Data segment »
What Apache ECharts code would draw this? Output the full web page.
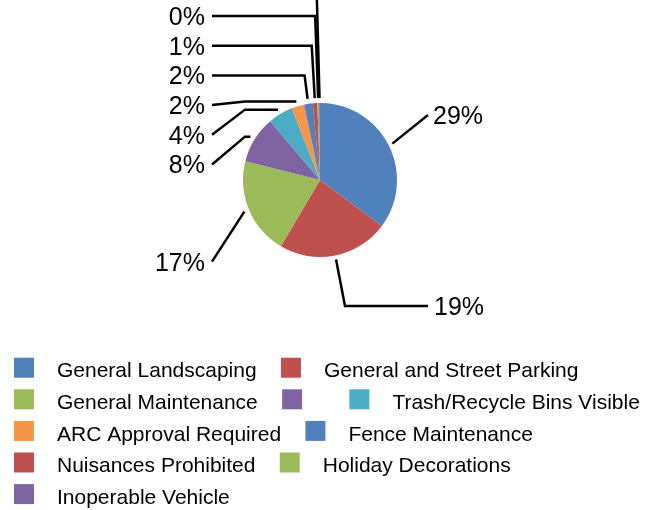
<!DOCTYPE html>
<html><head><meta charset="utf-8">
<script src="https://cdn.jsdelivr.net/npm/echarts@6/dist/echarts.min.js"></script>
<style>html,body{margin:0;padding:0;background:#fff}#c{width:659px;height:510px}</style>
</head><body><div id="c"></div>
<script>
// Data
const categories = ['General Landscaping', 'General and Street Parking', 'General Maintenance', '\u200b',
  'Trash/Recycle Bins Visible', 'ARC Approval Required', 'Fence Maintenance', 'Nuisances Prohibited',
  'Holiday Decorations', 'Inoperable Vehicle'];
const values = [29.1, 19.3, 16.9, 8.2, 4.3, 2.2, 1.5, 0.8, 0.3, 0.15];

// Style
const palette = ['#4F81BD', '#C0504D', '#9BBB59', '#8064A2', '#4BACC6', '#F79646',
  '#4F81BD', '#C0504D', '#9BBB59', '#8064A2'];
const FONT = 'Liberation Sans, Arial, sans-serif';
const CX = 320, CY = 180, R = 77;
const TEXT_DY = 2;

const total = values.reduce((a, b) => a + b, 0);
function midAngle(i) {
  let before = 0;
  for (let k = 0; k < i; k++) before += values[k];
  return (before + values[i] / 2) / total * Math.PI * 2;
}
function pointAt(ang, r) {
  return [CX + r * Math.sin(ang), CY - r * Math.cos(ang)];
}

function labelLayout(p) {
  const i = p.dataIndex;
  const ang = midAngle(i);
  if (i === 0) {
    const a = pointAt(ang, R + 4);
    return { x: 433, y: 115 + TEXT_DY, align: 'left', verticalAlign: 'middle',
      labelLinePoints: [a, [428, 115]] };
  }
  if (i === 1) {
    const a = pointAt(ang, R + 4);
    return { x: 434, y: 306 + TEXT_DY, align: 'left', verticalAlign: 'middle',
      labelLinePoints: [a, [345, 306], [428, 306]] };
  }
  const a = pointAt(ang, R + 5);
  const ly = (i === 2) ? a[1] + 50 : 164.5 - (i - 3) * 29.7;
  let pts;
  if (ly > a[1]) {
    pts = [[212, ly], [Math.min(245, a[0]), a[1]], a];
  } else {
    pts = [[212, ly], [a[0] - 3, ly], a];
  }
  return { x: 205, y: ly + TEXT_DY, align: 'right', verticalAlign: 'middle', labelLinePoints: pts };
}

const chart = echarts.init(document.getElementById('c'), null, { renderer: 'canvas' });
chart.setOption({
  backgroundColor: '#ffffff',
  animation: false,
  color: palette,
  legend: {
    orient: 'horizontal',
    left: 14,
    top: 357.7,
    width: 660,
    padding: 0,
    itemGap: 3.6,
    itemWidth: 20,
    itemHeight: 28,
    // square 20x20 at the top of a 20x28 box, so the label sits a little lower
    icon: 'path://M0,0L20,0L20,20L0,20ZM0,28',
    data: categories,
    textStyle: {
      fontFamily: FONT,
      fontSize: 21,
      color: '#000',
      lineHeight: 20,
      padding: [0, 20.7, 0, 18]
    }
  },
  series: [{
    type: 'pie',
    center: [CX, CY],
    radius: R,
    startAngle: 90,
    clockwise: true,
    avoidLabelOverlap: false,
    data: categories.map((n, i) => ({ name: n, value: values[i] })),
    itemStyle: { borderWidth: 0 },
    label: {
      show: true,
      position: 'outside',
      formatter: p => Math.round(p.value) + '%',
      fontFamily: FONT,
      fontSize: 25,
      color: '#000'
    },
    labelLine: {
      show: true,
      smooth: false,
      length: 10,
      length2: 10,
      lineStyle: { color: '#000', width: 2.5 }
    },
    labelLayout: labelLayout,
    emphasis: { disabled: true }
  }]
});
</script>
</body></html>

Task details »
Go from the first line of the listing to the line holding "0.8, 0.3, 0.15];" and, please, transcribe those lines exactly, both included, with no pictures.

Result for this task »
What Apache ECharts code would draw this? Output the full web page.
<!DOCTYPE html>
<html><head><meta charset="utf-8">
<script src="https://cdn.jsdelivr.net/npm/echarts@6/dist/echarts.min.js"></script>
<style>html,body{margin:0;padding:0;background:#fff}#c{width:659px;height:510px}</style>
</head><body><div id="c"></div>
<script>
// Data
const categories = ['General Landscaping', 'General and Street Parking', 'General Maintenance', '\u200b',
  'Trash/Recycle Bins Visible', 'ARC Approval Required', 'Fence Maintenance', 'Nuisances Prohibited',
  'Holiday Decorations', 'Inoperable Vehicle'];
const values = [29.1, 19.3, 16.9, 8.2, 4.3, 2.2, 1.5, 0.8, 0.3, 0.15];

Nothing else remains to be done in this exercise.